The Jaroon+ is a beautifully crafted CroMo Steel, 29”x3” bike designed by some crafty Italians. Wilier, best known for their fancier road bikes, ventured into the world of adventure and bikepacking bikes and hit it out of the ball park. The internally welded frame is clean and beautiful with a raw finish, and even comes with rack mounts. The featured build comes with wide drop bars and a 1x11s SRAM Rival drivetrain. The Jaroon+ comes with a carbon thru-axle fork, and hydro disk brakes. The price point for this bike isn’t as terribly high as you might expect coming from Wilier at $2,849.00 US.
The new Seldom Seen is similar to the Hayduke made famous by Lael Wilcox after she rode it to build the Baja Divide route, however, this bike is not a standard plus size hardtail, but instead a rigid, plus size adventure machine. This bike is ready for bolt on frame bags, front and rear mounted racks, and comes with tons of tire clearance. The spec groupset for the Seldom Seen featured at Interbike included hydro disk brakes, and a 2x Shimano SLX drivetrain to keep a reasonable price point. The lower to mid-range drivetrains from all the major manufacturers seem to have gotten really good in the past few years so you can have good reliability and performance without breaking the bank. With all the room for storage on this bike, it should definitely be on your list for a Baja Divide bike.
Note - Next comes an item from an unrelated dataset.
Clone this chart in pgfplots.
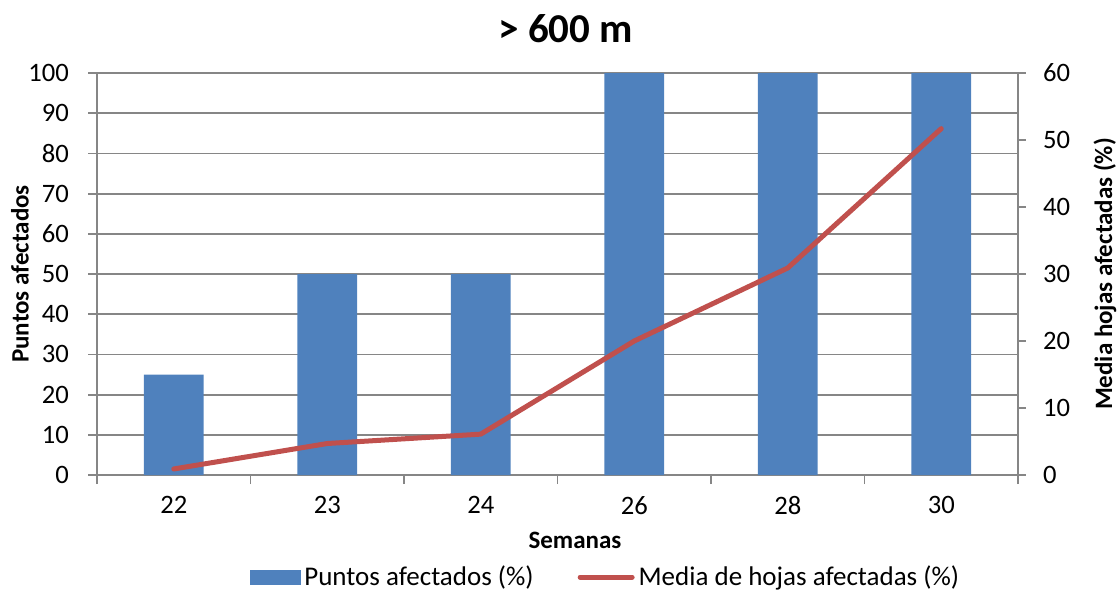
\documentclass[border=0pt]{standalone}
\usepackage{fontspec}
\setmainfont{Carlito}
\usepackage{pgfplots}
\pgfplotsset{compat=1.18}
\definecolor{barblue}{HTML}{4F81BD}
\definecolor{linered}{HTML}{C0504D}
\definecolor{gridgray}{RGB}{134,134,134}
\begin{document}
\begin{tikzpicture}
\useasboundingbox (-48.5pt,-57.5pt) rectangle (510.5pt,237.5pt);
\begin{axis}[
  at={(0,0)}, anchor=south west, scale only axis,
  width=460.5pt, height=201pt,
  xmin=-0.5, xmax=5.5, ymin=0, ymax=100,
  xtick={-0.5,0.5,...,5.5}, xticklabels={},
  extra x ticks={0,1,2,3,4,5},
  extra x tick labels={22,23,24,26,28,30},
  extra x tick style={major tick length=0pt, grid=none},
  ytick={0,10,...,100},
  axis y line*=left, axis x line*=bottom,
  ymajorgrids, xmajorgrids=false,
  grid style={gridgray, line width=0.9pt},
  axis line style={gridgray, line width=0.9pt},
  tick style={gridgray, line width=0.9pt},
  major tick length=4.5pt, tick align=outside,
  tick label style={font=\fontsize{13.3}{15}\selectfont},
  /pgf/number format/assume math mode=true,
  yticklabel style={xshift=-6pt},
  xticklabel style={yshift=-7pt},
  title={> 600 m},
  title style={at={(axis description cs:0.509,1.08)}, anchor=center,
    font=\bfseries\fontsize{20.5}{24}\selectfont},
  ylabel={Puntos afectados},
  every axis y label/.style={at={(axis description cs:-0.0836,0.5)}, rotate=90,
    anchor=center, font=\bfseries\fontsize{12.5}{15}\selectfont},
  xlabel={Semanas},
  every axis x label/.style={at={(axis description cs:0.519,-0.1617)},
    anchor=center, font=\bfseries\fontsize{12.5}{15}\selectfont},
]
\addplot[ybar, bar width=0.39, fill=barblue, draw=none]
  coordinates {(0,25) (1,50) (2,50) (3,100) (4,100) (5,100)};
\end{axis}
\begin{axis}[
  at={(0,0)}, anchor=south west, scale only axis,
  width=460.5pt, height=201pt,
  xmin=-0.5, xmax=5.5, ymin=0, ymax=60,
  axis x line=none, axis y line*=right,
  ytick={0,10,...,60},
  axis line style={gridgray, line width=0.9pt},
  tick style={gridgray, line width=0.9pt},
  major tick length=4pt, tick align=outside,
  tick label style={font=\fontsize{13.3}{15}\selectfont},
  /pgf/number format/assume math mode=true,
  yticklabel style={xshift=5pt},
  ylabel={Media hojas afectadas (\%)},
  every axis y label/.style={at={(axis description cs:1.0945,0.5)}, rotate=90,
    anchor=center, font=\bfseries\fontsize{12.5}{15}\selectfont},
  legend style={at={(axis description cs:0.553,-0.254)}, anchor=center,
    draw=none, fill=none, legend columns=2,
    font=\fontsize{13.5}{15}\selectfont,
    /tikz/every even column/.append style={column sep=20pt}},
]
\addlegendimage{legend image code/.code={\fill[barblue] (0pt,-3.5pt) rectangle (25pt,3.5pt);}}
\addlegendentry{Puntos afectados (\%)}
\addplot[linered, line width=2.5pt, line cap=round, line join=round,
  legend image code/.code={\draw[linered, line width=2.5pt] (0pt,0pt) -- (26pt,0pt);}]
  coordinates {(0,0.9) (1,4.7) (2,6.1) (3,20.0) (4,30.9) (5,51.7)};
\addlegendentry{Media de hojas afectadas (\%)}
\end{axis}
\end{tikzpicture}
\end{document}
The all new Baxter is made to be a Tour Divide, muddy mile-munching machine! This high-end titanium beast comes ready to run flat or drop bars, rigid or 100mm forks, and up to 29”x2.25” tires. The build featured at Interbike was set up with Shimano XT Di2 and hydro disk brakes. All of the Di2 wires are internally routed leaving the bike looking super clean. As usual there were some beautiful, clean welds, and thru axle front and rear. This bike is made to handle whatever you throw at it. It doesn’t matter if it’s the Tour Divide or exploring some sweet singletrack, this bike will take you where you need to go. That all being said, I am curious how the Di2 build would fare on the Divide. I can’t imagine you’d have any problems on trips shorter than 1,000 miles but I’m curious if you’d need a charger for something closer to 3,000 miles.
The NDVR Bravo is a high end, titanium, breakaway bike, built for traveling. A little something about NDVR? They donate a bike to a person in a developing country with the help of World Bicycle Relief for every bike purchased. The bike they brought to Interbike pulled out all the stops with SRAM Eagle 1×12, a Fox Factory 34 fork, and carbon plus size wheels. The shifter cable has a quickly detachable connection point to break apart when traveling without having to retune the derailleur. The frame breaks along the seat tube, between the top tube and seat stays, clamped together using the seat post. The downtube is fastened near the bottom bracket and the whole bike fits in a single airline checkable suitcase to avoid those extra fees. Fitting in with the adventure bike genre, they’ve outfitted the frame with rear rack mounts, hydro disk brakes, fender mounts, and a bag friendly frame. NDVR makes some beautiful, handmade bikes here in the States and they’ve got a solid mission I can get behind.